D’abord publiée sur le web, BodyWorld, la nouvelle BD de Dash Shaw, existe désormais en tant qu’objet, et un bel objet. L’auteur de Bottomless Belly Button abandonne le huis clos familial pour livrer un véritable trip dans un campus américain en 2060. Drôle, expérimental, hallucinatoire.
Publié dès 2008 sur Internet, le webcomics Bodyworld a conservé son sens de lecture originel pour se muer en un gros et scintillant livre de 384 pages à lire en sens vertical. En reconfigurant le rapport du lecteur à l’objet BD, Dash Shaw installe d’emblée un climat d’étrangeté. Comme sur un écran, nos yeux ne cessent de descendre, pour accompagner la chute flamboyante de Paulie Panther. Débarqué dans la communauté de Boney Borough, ce new yorkais suicidaire se révèle très vite complètement cramé aux drogues. Pour s’oublier, mais aussi parce que c’est son job. Professeur de botanique spécialisé dans le testing de plantes psychotropes, il passe son temps à se défoncer, tout en notant les effets que les substances provoquent sur son organisme. Dans les bois qui entourent le campus du patelin, Mister Panther découvre une curieuse plante multicolore et extraterrestre, aux allures « de cœur ou de bite », suivant qu’on la tient à l’endroit ou à l’envers. Plus étrange encore que son apparence, son effet, télépathique, va bouleverser Boney Borough.
Dash Shaw, dont le précédent roman graphique, Bottomless Belly Button, était un huis clos familial asphyxiant de 700 pages, ouvre ici les portes de la perception. Véritable comics « trip », Body World se propose de consigner, comme son héros au crâne semi-rasé, mais à un niveau étendu, toutes les humeurs et sensations ressenties par la population d’une communauté étudiante d’apparence sage et propre sur elle. Relégué dans un motel crasseux de la périphérie, avec putes et drugstore pas loin, Panther est à son aise. Ce personnage borderline de gourou punk et junkie est un peu la version gonzo de l’ange joué par Terrence Stamp dans le Théorème de Pasolini : offrant ses services (des joints) à tous ceux qu’il rencontre, sans distinction d’âge ou de sexe, il révèle en chacun une part enfouie, dans une sorte de partouze télépathique moins sexuelle que psychédélique.
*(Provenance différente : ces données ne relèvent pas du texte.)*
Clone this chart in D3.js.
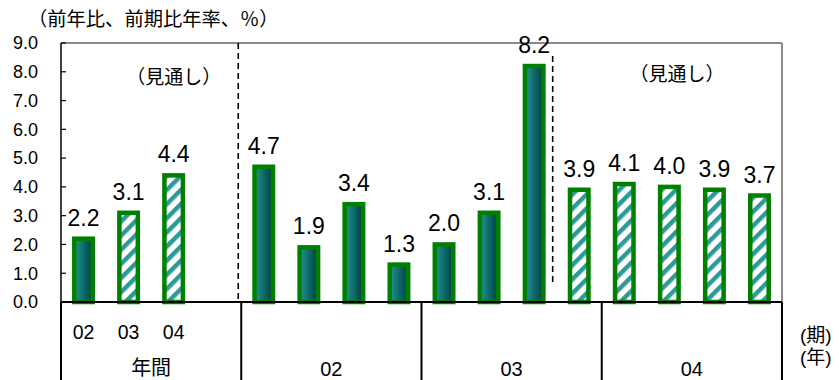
<!DOCTYPE html>
<html><head><meta charset="utf-8">
<script src="https://cdn.jsdelivr.net/npm/d3@7"></script>
<style>
body{margin:0;background:#fff;}
svg{display:block;}
text{font-family:"Liberation Sans","Noto Sans CJK JP",sans-serif;fill:#000;}
</style></head>
<body><svg id="c" width="839" height="380"></svg>
<script>
// ---- data ----
const annualLabels = ["02","03","04"];
const annualValues = [2.2, 3.1, 4.4];
const annualForecast = [false, true, true];
const quarterYears = ["02","03","04"];
const quarterValues = [
  [4.7, 1.9, 3.4, 1.3],
  [2.0, 3.1, 8.2, 3.9],
  [4.1, 4.0, 3.9, 3.7]
];
const quarterForecast = [
  [false,false,false,false],
  [false,false,false,true],
  [true,true,true,true]
];
const yTicks = [0,1,2,3,4,5,6,7,8,9];
const titleText = "（前年比、前期比年率、％）";
const forecastText = "（見通し）";
const annualGroupText = "年間";
const unitPeriod = "(期)";
const unitYear = "(年)";

// ---- build slot list ----
const bars = [];
annualLabels.forEach((l,i)=>bars.push({slot:i, label:l, value:annualValues[i], fc:annualForecast[i]}));
const gapSlot = annualLabels.length;
quarterYears.forEach((y,g)=>quarterValues[g].forEach((v,q)=>{
  bars.push({slot: gapSlot+1+g*4+q, value:v, fc:quarterForecast[g][q], group:g});
}));
const nSlots = gapSlot + 1 + quarterYears.length*4;

const svg = d3.select("#c");
const L=61, R=782, T=43, B=302;
const x = d3.scaleBand().domain(d3.range(nSlots)).range([L,R]).paddingInner(0.59).paddingOuter(0.295);
const y = d3.scaleLinear().domain([0,9]).range([B,T]);
const step = x.step();
const bw = x.bandwidth();
const cx = s => x(s)+bw/2;

const defs = svg.append("defs");
const grad = defs.append("linearGradient").attr("id","solid").attr("x1","0").attr("x2","1").attr("y1","0").attr("y2","0");
grad.append("stop").attr("offset","0%").attr("stop-color","#2a9393");
grad.append("stop").attr("offset","45%").attr("stop-color","#0e6f6f");
grad.append("stop").attr("offset","100%").attr("stop-color","#003c3c");
const pat = defs.append("pattern").attr("id","hatch").attr("patternUnits","userSpaceOnUse")
  .attr("width",10).attr("height",10).attr("patternTransform","rotate(45)");
pat.append("rect").attr("width",10).attr("height",10).attr("fill","#fff");
pat.append("rect").attr("width",4.5).attr("height",10).attr("fill","#2e9999");

// plot border (top / right gray)
svg.append("line").attr("x1",L).attr("x2",R).attr("y1",T).attr("y2",T).attr("stroke","#8a8a8a").attr("stroke-width",2);
svg.append("line").attr("x1",R).attr("x2",R).attr("y1",T).attr("y2",B).attr("stroke","#8a8a8a").attr("stroke-width",2);

// dashed separators
const sep1 = x(gapSlot+1) - (step-bw)/2 - 3;
const sep2 = x(gapSlot+1+4+3) - (step-bw)/2 - 4;
svg.append("line").attr("x1",sep1).attr("x2",sep1).attr("y1",T).attr("y2",B)
  .attr("stroke","#000").attr("stroke-width",1.6).attr("stroke-dasharray","6,4");
svg.append("line").attr("x1",sep2).attr("x2",sep2).attr("y1",y(8.2)-10).attr("y2",y(0.6))
  .attr("stroke","#000").attr("stroke-width",1.6).attr("stroke-dasharray","6,4");

// bars
svg.append("g").selectAll("rect").data(bars).join("rect")
  .attr("x",d=>x(d.slot)).attr("width",bw)
  .attr("y",d=>y(d.value)).attr("height",d=>y(0)-y(d.value))
  .attr("fill",d=>d.fc?"url(#hatch)":"url(#solid)")
  .attr("stroke","#008000").attr("stroke-width",4.5);

// value labels
svg.append("g").selectAll("text").data(bars).join("text")
  .attr("x",d=>cx(d.slot)).attr("y",d=>y(d.value)-13)
  .attr("text-anchor","middle").attr("font-size",23)
  .text(d=>d.value.toFixed(1));

// y axis
svg.append("line").attr("x1",L).attr("x2",L).attr("y1",T).attr("y2",B).attr("stroke","#000").attr("stroke-width",1.5);
const yt = svg.append("g");
yTicks.forEach(t=>{
  yt.append("line").attr("x1",L).attr("x2",L+5).attr("y1",y(t)).attr("y2",y(t)).attr("stroke","#000").attr("stroke-width",1.2);
  yt.append("text").attr("x",38).attr("y",y(t)).attr("dy","0.35em").attr("text-anchor","end").attr("font-size",18).text(t.toFixed(1));
});

// bottom axis + category table
svg.append("line").attr("x1",L).attr("x2",R).attr("y1",B).attr("y2",B).attr("stroke","#000").attr("stroke-width",2);
const bounds = [L, x(gapSlot+1)-(step-bw)/2];
quarterYears.forEach((yy,g)=>bounds.push(x(gapSlot+1+g*4+3)+bw+(step-bw)/2));
bounds.forEach(bx=>svg.append("line").attr("x1",bx).attr("x2",bx).attr("y1",B).attr("y2",380).attr("stroke","#000").attr("stroke-width",2));

// annual sub labels
annualLabels.forEach((l,i)=>svg.append("text").attr("x",cx(i)).attr("y",332).attr("dy","0.35em")
  .attr("text-anchor","middle").attr("font-size",19.5).text(l));
svg.append("text").attr("x",(bounds[0]+bounds[1])/2).attr("y",368).attr("dy","0.35em")
  .attr("text-anchor","middle").attr("font-size",20).text(annualGroupText);
quarterYears.forEach((yy,g)=>svg.append("text").attr("x",(bounds[g+1]+bounds[g+2])/2).attr("y",369).attr("dy","0.35em")
  .attr("text-anchor","middle").attr("font-size",20).text(yy));

// titles
svg.append("text").attr("x",28).attr("y",19).attr("dy","0.35em").attr("font-size",19.3).text(titleText);
svg.append("text").attr("x",cx(2)).attr("y",77).attr("dy","0.35em").attr("text-anchor","middle").attr("font-size",19).text(forecastText);
svg.append("text").attr("x",677).attr("y",74).attr("dy","0.35em").attr("text-anchor","middle").attr("font-size",19).text(forecastText);
svg.append("text").attr("x",800).attr("y",335).attr("dy","0.35em").attr("font-size",19).text(unitPeriod);
svg.append("text").attr("x",800).attr("y",357).attr("dy","0.35em").attr("font-size",19).text(unitYear);
</script></body></html>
Avec un art virevoltant de la construction graphique, Shaw joue sur les effets de superpositions, grâce à des décalques, des découpages colorés, ou en insérant des explosions de peinture abstraites sur ses personnages maladroitement dessinés à l’encre. Tenu d’une main de maître, le récit conserve, jusqu’au bout et malgré ces délires expérimentaux, une impressionnante tenue narrative : jalonné de multiples cartes (plan du campus), modes d’emploi (règles du « Déball », un sport imaginaire), onomatopées chirurgicales ( « pluie qui tombe sur les cendres ») ou didascalies, l’auteur travaille l’espace et les mouvements en maniaque du détail, nous guidant avec la fiabilité d’un GPS et l’humour en bandoulière, dans le cerveau malade d’une Amérique aseptisée, frustrée et repliée sur elle même.